Он поднялся ей навстречу с бодростью, какой у него не было до поездки на юг:
— Нонна Сергеевна, я рад вас видеть.
Может быть, это было сказано с ехидством, а может быть, и от всей души, не в этом дело. Дело в том, что там, куда она шла, оказался третий человек, и присутствие этого третьего человека разбило все.
— Владимир Ипполитович, ну, разумеется, как я могла догадаться!.. Как вы себя чувствуете?
Он что-то отвечает. Она слушает и ничего не слышит.
— Надолго в наши края?
Он переглядывается с Листопадом, оба улыбаются, как дети.
— Не знаю, не знаю, не предрешаю ничего. Это там решат, — он показывает на потолок…
Каким-то образом перед нею оказывается рюмка с вином.

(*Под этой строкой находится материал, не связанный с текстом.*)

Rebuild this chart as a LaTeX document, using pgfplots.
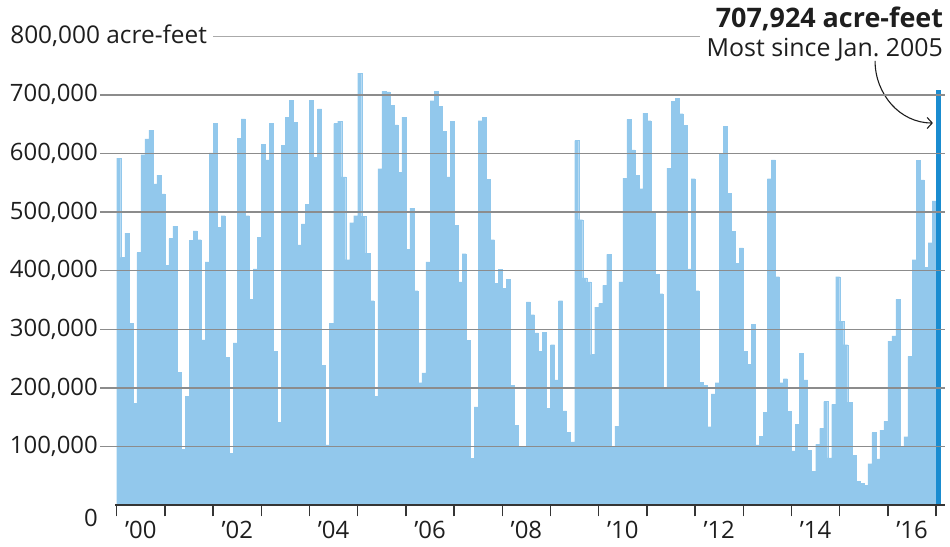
\documentclass[border=0pt]{standalone}
\usepackage{fontspec}
\setmainfont{Open Sans}
\usepackage{pgfplots}
\pgfplotsset{compat=1.18}
\usepackage{pgfplotstable}
\usetikzlibrary{arrows.meta}

\definecolor{barlight}{HTML}{92C8EC}
\definecolor{bardark}{HTML}{1A8CD0}
\definecolor{gridgray}{HTML}{8C8C8C}
\definecolor{toplinegray}{HTML}{AAAAAA}
\definecolor{inkdark}{HTML}{1E1E1E}

% monthly values, thousand acre-feet; m = months since Jan 2000
\pgfplotstableread[row sep=\\]{
m v \\
0 592 \\ 1 423 \\ 2 464 \\ 3 310 \\ 4 174 \\ 5 431 \\ 6 598 \\ 7 625 \\ 8 640 \\ 9 548 \\ 10 563 \\ 11 531 \\
12 409 \\ 13 455 \\ 14 476 \\ 15 227 \\ 16 95 \\ 17 186 \\ 18 452 \\ 19 468 \\ 20 453 \\ 21 282 \\ 22 415 \\ 23 601 \\
24 651 \\ 25 474 \\ 26 494 \\ 27 252 \\ 28 89 \\ 29 277 \\ 30 626 \\ 31 659 \\ 32 494 \\ 33 351 \\ 34 403 \\ 35 457 \\
36 616 \\ 37 589 \\ 38 651 \\ 39 263 \\ 40 142 \\ 41 614 \\ 42 662 \\ 43 691 \\ 44 653 \\ 45 444 \\ 46 480 \\ 47 513 \\
48 691 \\ 49 594 \\ 50 676 \\ 51 239 \\ 52 103 \\ 53 310 \\ 54 651 \\ 55 655 \\ 56 560 \\ 57 419 \\ 58 482 \\ 59 494 \\
60 737 \\ 61 493 \\ 62 430 \\ 63 349 \\ 64 186 \\ 65 574 \\ 66 706 \\ 67 705 \\ 68 682 \\ 69 649 \\ 70 568 \\ 71 662 \\
72 437 \\ 73 507 \\ 74 366 \\ 75 209 \\ 76 226 \\ 77 415 \\ 78 690 \\ 79 706 \\ 80 680 \\ 81 638 \\ 82 560 \\ 83 655 \\
84 478 \\ 85 381 \\ 86 429 \\ 87 281 \\ 88 80 \\ 89 168 \\ 90 656 \\ 91 662 \\ 92 556 \\ 93 453 \\ 94 379 \\ 95 402 \\
96 370 \\ 97 385 \\ 98 205 \\ 99 136 \\ 100 101 \\ 101 101 \\ 102 347 \\ 103 325 \\ 104 294 \\ 105 263 \\ 106 295 \\ 107 165 \\
108 274 \\ 109 214 \\ 110 349 \\ 111 161 \\ 112 124 \\ 113 108 \\ 114 622 \\ 115 487 \\ 116 388 \\ 117 381 \\ 118 257 \\ 119 338 \\
120 344 \\ 121 375 \\ 122 428 \\ 123 100 \\ 124 135 \\ 125 381 \\ 126 558 \\ 127 658 \\ 128 606 \\ 129 563 \\ 130 540 \\ 131 669 \\
132 656 \\ 133 498 \\ 134 394 \\ 135 361 \\ 136 200 \\ 137 575 \\ 138 689 \\ 139 694 \\ 140 668 \\ 141 648 \\ 142 403 \\ 143 557 \\
144 366 \\ 145 210 \\ 146 205 \\ 147 134 \\ 148 190 \\ 149 209 \\ 150 599 \\ 151 646 \\ 152 532 \\ 153 467 \\ 154 413 \\ 155 439 \\
156 263 \\ 157 240 \\ 158 309 \\ 159 103 \\ 160 118 \\ 161 159 \\ 162 557 \\ 163 589 \\ 164 390 \\ 165 209 \\ 166 216 \\ 167 160 \\
168 93 \\ 169 138 \\ 170 259 \\ 171 214 \\ 172 94 \\ 173 58 \\ 174 104 \\ 175 131 \\ 176 177 \\ 177 81 \\ 178 172 \\ 179 390 \\
180 314 \\ 181 274 \\ 182 176 \\ 183 85 \\ 184 41 \\ 185 37 \\ 186 34 \\ 187 71 \\ 188 124 \\ 189 79 \\ 190 128 \\ 191 143 \\
192 280 \\ 193 289 \\ 194 351 \\ 195 101 \\ 196 117 \\ 197 254 \\ 198 419 \\ 199 588 \\ 200 555 \\ 201 406 \\ 202 448 \\ 203 519 \\
}\storage

\pgfplotstableread[row sep=\\]{
m v \\
204 707.924 \\
}\latest

\begin{document}
\begin{tikzpicture}
\begin{axis}[
    scale only axis,
    width=845bp, height=469bp,
    xmin=-4.16, xmax=206.25,
    ymin=0, ymax=800000,
    clip=false,
    axis on top,
    axis line style={draw=none},
    xtick pos=bottom, ytick pos=left,
    ytick={100000,200000,...,700000},
    scaled y ticks=false,
    ymajorgrids=true,
    grid style={gridgray, line width=1.4bp},
    yticklabel style={anchor=east, inner sep=0pt, xshift=-2bp,
        /pgf/number format/.cd, fixed, 1000 sep={,}, assume math mode=true},
    xtick={6,30,...,198},
    xticklabels={’00,’02,’04,’06,’08,’10,’12,’14,’16},
    xticklabel style={anchor=north, inner sep=0pt, yshift=-16bp},
    major tick length=0pt,
    tick align=outside,
    extra x ticks={0,12,...,204},
    extra x tick labels={},
    extra x tick style={major tick length=11bp,
        tick style={draw=inkdark!90, line width=1.5bp}},
    tick label style={font=\fontsize{24}{28}\selectfont, text=inkdark},
]
\addplot[ybar, bar width=1, bar shift=0pt, fill=barlight, draw=barlight, line width=0.2bp]
    table[x expr=\thisrow{m}+0.5, y expr=\thisrow{v}*1000] {\storage};
\addplot[ybar, bar width=1, bar shift=0pt, fill=bardark, draw=bardark, line width=0.2bp]
    table[x expr=\thisrow{m}+0.5, y expr=\thisrow{v}*1000] {\latest};

% baseline
\draw[inkdark!90, line width=2bp] (axis cs:-0.4,0) -- (axis cs:206.25,0);

% zero label
\node[anchor=east, inner sep=0pt, font=\fontsize{24}{28}\selectfont, text=inkdark]
    at (axis cs:-4.16,0) [xshift=-2bp, yshift=-13bp] {0};

% top line with unit label
\draw[toplinegray, line width=1.4bp] (axis cs:24.0,800000) -- (axis cs:145.2,800000);
\node[anchor=east, inner sep=0pt, font=\fontsize{24.5}{28}\selectfont, text=inkdark]
    at (axis cs:22.5,800000) {800,000 acre-feet};

% annotation
\node[anchor=east, inner sep=0pt, font=\fontsize{27}{31}\selectfont\bfseries, text=inkdark]
    at (axis cs:205.75,829000) {707,924 acre-feet};
\node[anchor=east, inner sep=0pt, font=\fontsize{25}{29}\selectfont, text=inkdark]
    at (axis cs:205.75,777000) {Most since Jan.\ 2005};
\draw[inkdark, line width=1.1bp, -{Straight Barb[length=5bp,width=11bp]}]
    (axis cs:188.8,758000) to[out=-90, in=180] (axis cs:203.2,652000);

\coordinate (BL) at (axis cs:-29.06,-69966);
\coordinate (TR) at (axis cs:207.46,861775);
\end{axis}
\pgfresetboundingbox
\useasboundingbox (BL) rectangle (TR);
\end{tikzpicture}
\end{document}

Она машинально отпивает глоток. Вино горькое, как хина.
Что-то спрашивает у нее главный конструктор. О работе отдела. Кажется, она ответила связно…
— Да, а что с проектом Чекалдина? — спрашивает он у Листопада. — Помню, это было не без таланта… Продвинут проект?

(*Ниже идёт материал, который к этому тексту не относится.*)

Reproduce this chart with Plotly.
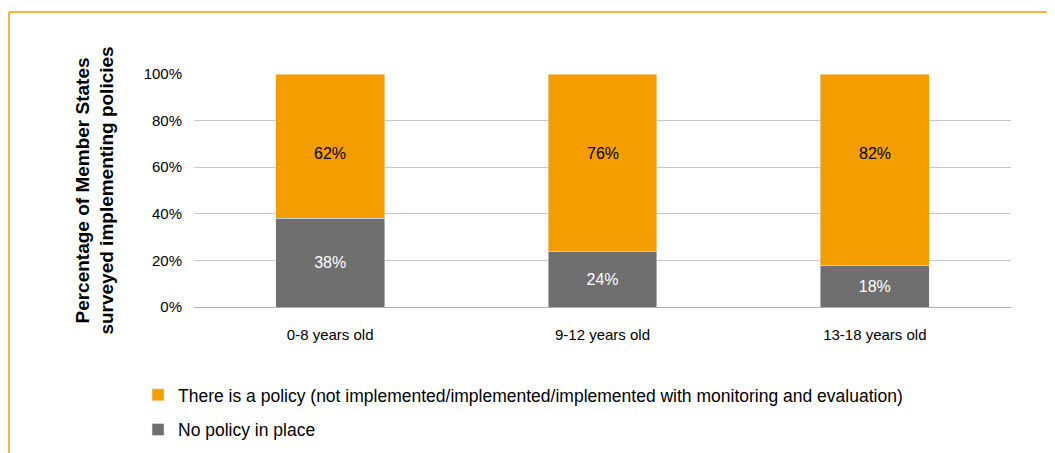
import plotly.graph_objects as go

age_groups = ['0-8 years old', '9-12 years old', '13-18 years old']
no_policy = [38, 24, 18]
has_policy = [62, 76, 82]

series_names = [
    'There is a policy (not implemented/implemented/implemented with monitoring and evaluation)',
    'No policy in place',
]

orange = '#f49d00'
grey = '#6f6f6f'
font_family = 'Liberation Sans, Arial, sans-serif'

fig = go.Figure()

fig.add_trace(go.Bar(
    x=age_groups,
    y=no_policy,
    name=series_names[1],
    marker_color=grey,
    text=[f'{v}%' for v in no_policy],
    textposition='inside',
    insidetextanchor='middle',
    textfont=dict(color='white', size=16, family=font_family),
    width=0.4,
    legendrank=2,
    legendgroup='none',
))

fig.add_trace(go.Bar(
    x=age_groups,
    y=has_policy,
    name=series_names[0],
    marker_color=orange,
    width=0.4,
    legendrank=1,
    legendgroup='policy',
))

# the orange labels sit at the same height in every bar
for cat, v in zip(age_groups, has_policy):
    fig.add_annotation(
        x=cat, y=66, text=f'{v}%', showarrow=False,
        font=dict(color='black', size=16, family=font_family),
    )

fig.update_layout(
    barmode='stack',
    width=1055,
    height=453,
    plot_bgcolor='white',
    paper_bgcolor='white',
    font=dict(family=font_family, size=15, color='black'),
    margin=dict(l=186, r=52, t=66, b=154),
    legend=dict(
        orientation='v',
        x=-0.0685,
        xanchor='left',
        y=-0.30,
        yanchor='top',
        font=dict(size=17.5, color='black'),
        traceorder='grouped',
        itemwidth=30,
        tracegroupgap=9,
    ),
    uniformtext=dict(minsize=10, mode='show'),
    shapes=[
        dict(type='line', xref='paper', yref='paper',
             x0=-0.2264, x1=1.07, y0=1.266, y1=1.266,
             line=dict(color=orange, width=1.5)),
        dict(type='line', xref='paper', yref='paper',
             x0=-0.2264, x1=-0.2264, y0=1.266, y1=-0.7,
             line=dict(color=orange, width=1.5)),
    ],
)

fig.update_xaxes(
    showgrid=False,
    showline=False,
    ticks='outside',
    ticklen=14,
    tickcolor='rgba(0,0,0,0)',
    tickfont=dict(size=15, color='black'),
)

fig.update_yaxes(
    range=[0, 100],
    dtick=20,
    ticksuffix='%',
    showgrid=True,
    gridcolor='#c8c8c8',
    gridwidth=1,
    zeroline=True,
    zerolinecolor='#b0b0b0',
    zerolinewidth=1,
    ticks='outside',
    ticklen=8,
    tickcolor='rgba(0,0,0,0)',
    tickfont=dict(size=15, color='black'),
    title=dict(
        text='<b>Percentage of Member States<br>surveyed implementing policies</b>',
        font=dict(size=19, color='black'),
        standoff=24,
    ),
)

fig.write_html('out.html')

— Как же, включен в план, работы первой очереди будут закончены в сорок шестом году…
Это Листопад говорит. Он с увлечением рассказывает, как проект Чекалдина обсуждался на технической конференции и как исполнители настаивали на удлинении сроков работ, а они с Рябухиным поддержали Чекалдина, — боже, до чего он длинно рассказывает… Бьют часы. Звонят, входят, вносят какие-то тарелки, отвратительно пахнет едой… И разговоры, разговоры… Никогда не предполагала, что главный конструктор способен так разболтаться… И она говорит что-то и что-то ест через силу, чтобы не заметили, как она разбита вся.
Опять пробили часы. Нонна встала.
— Вы что, уходите? — взметнулся Листопад.
— Да, — сказала она. У него было такое лицо, что ей стало жаль его; она утомленно улыбнулась ему. Простившись с главным конструктором, вышла в переднюю, Листопад — за нею, в полной растерянности: он надеялся, что она дождется ухода главного конструктора…
— Я приду завтра, — сказала она тоном, каким говорят с детьми.
— Не уходи! — сказал он. — Он скоро уйдет.
— Я приду завтра, милый, — повторила она. — Мы сговоримся по телефону.
— Завтра у меня доклад, — сказал он.